Set exercise
Extract every line from the records below that contains the word "this".

--- START OF Data records ---

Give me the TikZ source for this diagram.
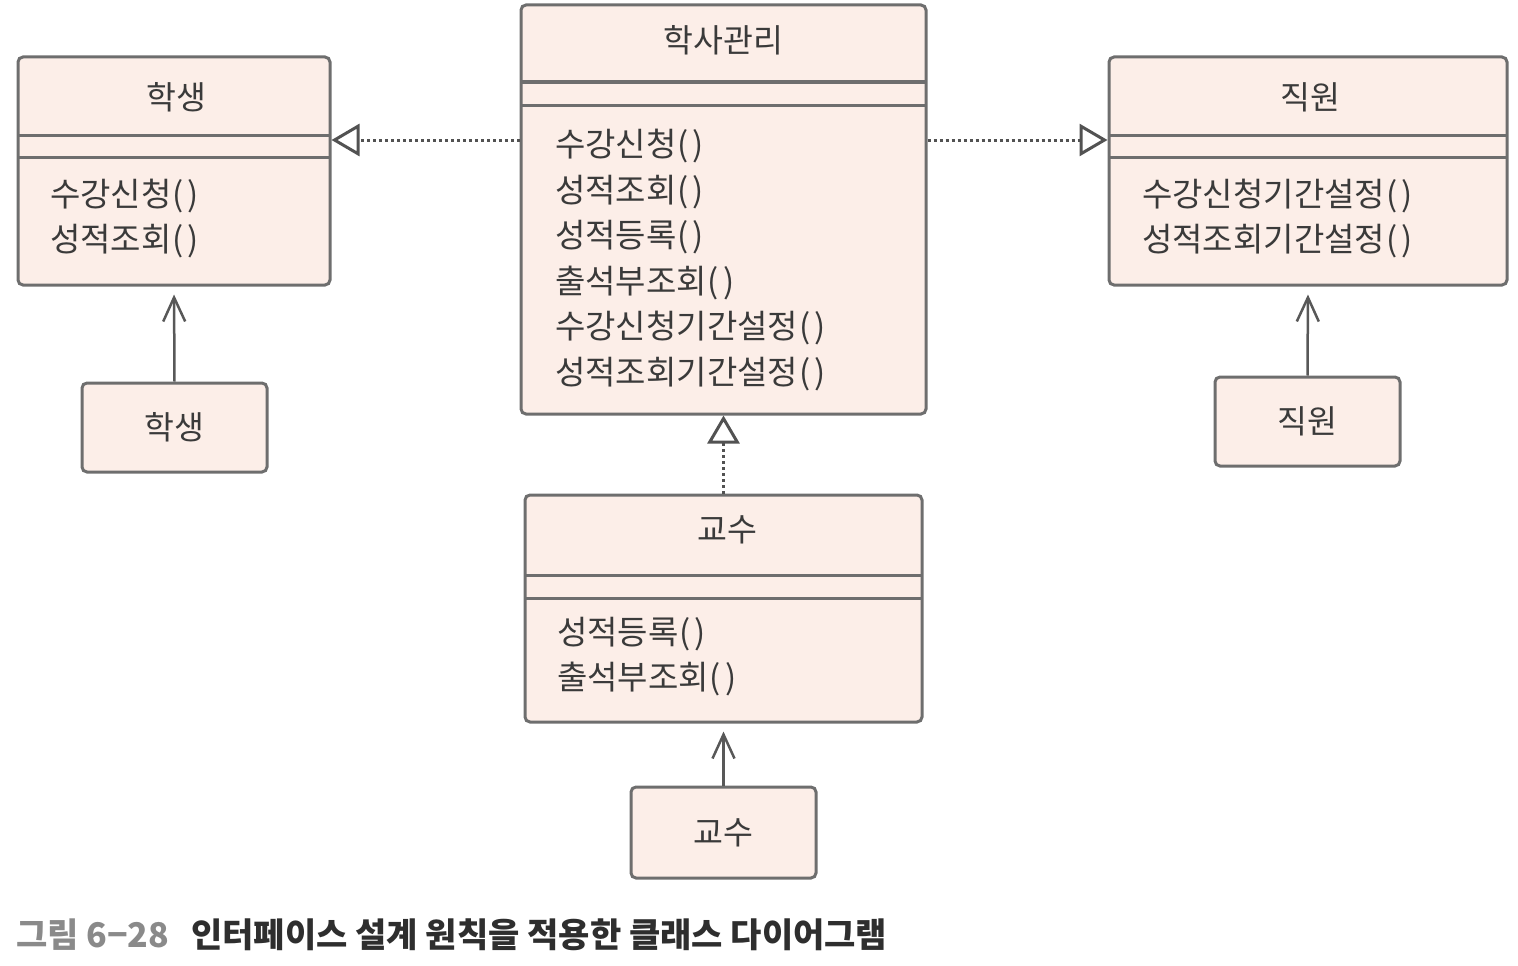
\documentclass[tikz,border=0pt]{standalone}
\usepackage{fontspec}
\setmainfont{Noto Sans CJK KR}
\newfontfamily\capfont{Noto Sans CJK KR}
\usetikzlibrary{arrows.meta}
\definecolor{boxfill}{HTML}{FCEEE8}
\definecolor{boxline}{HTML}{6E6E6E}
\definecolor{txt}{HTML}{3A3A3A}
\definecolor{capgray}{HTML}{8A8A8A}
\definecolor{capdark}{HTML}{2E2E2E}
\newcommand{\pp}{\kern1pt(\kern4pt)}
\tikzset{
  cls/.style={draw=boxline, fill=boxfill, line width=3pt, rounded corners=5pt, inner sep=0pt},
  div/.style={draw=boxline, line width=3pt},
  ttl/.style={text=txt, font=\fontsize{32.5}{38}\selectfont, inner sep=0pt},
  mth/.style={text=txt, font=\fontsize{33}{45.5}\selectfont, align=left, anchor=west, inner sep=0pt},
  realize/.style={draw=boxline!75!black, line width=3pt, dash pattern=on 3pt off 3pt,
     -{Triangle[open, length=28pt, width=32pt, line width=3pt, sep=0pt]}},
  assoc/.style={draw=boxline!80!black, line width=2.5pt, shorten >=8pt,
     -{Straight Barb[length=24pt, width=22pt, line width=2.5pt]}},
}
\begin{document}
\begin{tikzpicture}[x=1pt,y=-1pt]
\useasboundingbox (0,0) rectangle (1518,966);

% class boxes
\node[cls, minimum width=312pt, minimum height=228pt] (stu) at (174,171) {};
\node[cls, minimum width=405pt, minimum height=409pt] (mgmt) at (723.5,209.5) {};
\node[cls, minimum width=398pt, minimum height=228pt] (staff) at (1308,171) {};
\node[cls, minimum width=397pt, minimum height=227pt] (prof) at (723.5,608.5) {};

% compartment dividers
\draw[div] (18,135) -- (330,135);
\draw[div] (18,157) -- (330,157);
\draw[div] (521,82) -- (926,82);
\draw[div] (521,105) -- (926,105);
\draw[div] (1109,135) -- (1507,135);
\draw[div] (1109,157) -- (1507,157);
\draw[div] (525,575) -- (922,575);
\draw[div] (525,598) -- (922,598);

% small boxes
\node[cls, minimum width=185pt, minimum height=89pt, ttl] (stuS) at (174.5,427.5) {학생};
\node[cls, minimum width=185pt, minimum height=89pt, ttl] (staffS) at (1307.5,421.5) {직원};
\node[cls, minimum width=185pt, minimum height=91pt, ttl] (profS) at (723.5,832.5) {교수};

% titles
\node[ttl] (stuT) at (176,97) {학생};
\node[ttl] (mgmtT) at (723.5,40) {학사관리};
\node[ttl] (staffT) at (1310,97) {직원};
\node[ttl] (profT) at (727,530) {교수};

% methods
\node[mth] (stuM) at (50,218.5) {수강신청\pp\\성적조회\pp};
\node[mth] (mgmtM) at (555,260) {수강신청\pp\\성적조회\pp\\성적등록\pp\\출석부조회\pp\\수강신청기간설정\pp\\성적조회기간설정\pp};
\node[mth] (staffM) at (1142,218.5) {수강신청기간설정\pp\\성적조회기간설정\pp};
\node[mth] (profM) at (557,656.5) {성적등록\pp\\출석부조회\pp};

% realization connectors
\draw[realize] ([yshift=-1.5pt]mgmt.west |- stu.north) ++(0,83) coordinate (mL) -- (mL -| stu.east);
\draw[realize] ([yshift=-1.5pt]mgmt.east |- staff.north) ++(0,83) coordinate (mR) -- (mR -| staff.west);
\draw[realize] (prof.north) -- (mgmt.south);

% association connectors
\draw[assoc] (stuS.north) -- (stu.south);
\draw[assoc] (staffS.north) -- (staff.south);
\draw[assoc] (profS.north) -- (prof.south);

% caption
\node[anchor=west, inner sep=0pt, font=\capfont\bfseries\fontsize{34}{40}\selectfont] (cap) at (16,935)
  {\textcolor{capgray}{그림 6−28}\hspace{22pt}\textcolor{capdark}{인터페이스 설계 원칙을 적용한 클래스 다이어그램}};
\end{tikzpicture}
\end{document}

--- END OF Data records ---
--- START OF Data records ---

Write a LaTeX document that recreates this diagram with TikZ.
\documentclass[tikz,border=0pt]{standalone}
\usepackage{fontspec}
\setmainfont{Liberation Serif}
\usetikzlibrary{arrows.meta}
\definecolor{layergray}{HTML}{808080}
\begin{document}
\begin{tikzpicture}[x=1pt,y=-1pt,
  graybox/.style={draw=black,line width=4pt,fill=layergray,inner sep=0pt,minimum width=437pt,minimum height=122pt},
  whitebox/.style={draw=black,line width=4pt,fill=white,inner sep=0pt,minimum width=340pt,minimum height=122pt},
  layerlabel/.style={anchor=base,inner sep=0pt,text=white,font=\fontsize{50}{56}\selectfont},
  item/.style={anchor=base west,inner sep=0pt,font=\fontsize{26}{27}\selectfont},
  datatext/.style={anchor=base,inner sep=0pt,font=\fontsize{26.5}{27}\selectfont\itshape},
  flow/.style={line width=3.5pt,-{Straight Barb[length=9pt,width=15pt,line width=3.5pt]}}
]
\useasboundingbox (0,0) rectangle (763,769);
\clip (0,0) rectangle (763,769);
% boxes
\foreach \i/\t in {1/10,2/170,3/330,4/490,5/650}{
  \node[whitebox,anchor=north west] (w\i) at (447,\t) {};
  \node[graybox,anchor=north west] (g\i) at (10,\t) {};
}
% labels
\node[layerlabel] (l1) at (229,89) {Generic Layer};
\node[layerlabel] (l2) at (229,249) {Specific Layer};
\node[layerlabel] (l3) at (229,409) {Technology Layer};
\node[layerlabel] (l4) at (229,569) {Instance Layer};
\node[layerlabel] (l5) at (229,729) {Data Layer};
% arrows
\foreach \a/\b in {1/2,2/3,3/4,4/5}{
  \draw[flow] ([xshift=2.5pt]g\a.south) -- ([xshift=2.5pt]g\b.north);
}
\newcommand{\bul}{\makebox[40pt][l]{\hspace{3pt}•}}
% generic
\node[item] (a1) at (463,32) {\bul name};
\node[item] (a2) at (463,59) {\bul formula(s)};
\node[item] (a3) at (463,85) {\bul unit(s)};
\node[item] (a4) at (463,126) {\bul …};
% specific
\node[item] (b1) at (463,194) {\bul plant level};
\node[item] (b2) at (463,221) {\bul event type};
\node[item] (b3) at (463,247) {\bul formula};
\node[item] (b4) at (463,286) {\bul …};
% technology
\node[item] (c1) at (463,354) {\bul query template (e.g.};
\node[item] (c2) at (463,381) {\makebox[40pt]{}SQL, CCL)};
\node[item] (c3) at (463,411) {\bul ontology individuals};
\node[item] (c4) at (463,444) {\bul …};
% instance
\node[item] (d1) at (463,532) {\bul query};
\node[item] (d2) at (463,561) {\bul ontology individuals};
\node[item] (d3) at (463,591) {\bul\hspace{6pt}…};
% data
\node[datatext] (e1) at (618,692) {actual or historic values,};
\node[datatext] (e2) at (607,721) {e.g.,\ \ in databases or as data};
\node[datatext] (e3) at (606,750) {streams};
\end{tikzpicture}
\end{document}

--- END OF Data records ---

Exercise answer
Give me the TikZ source for this diagram.
Write a LaTeX document that recreates this diagram with TikZ.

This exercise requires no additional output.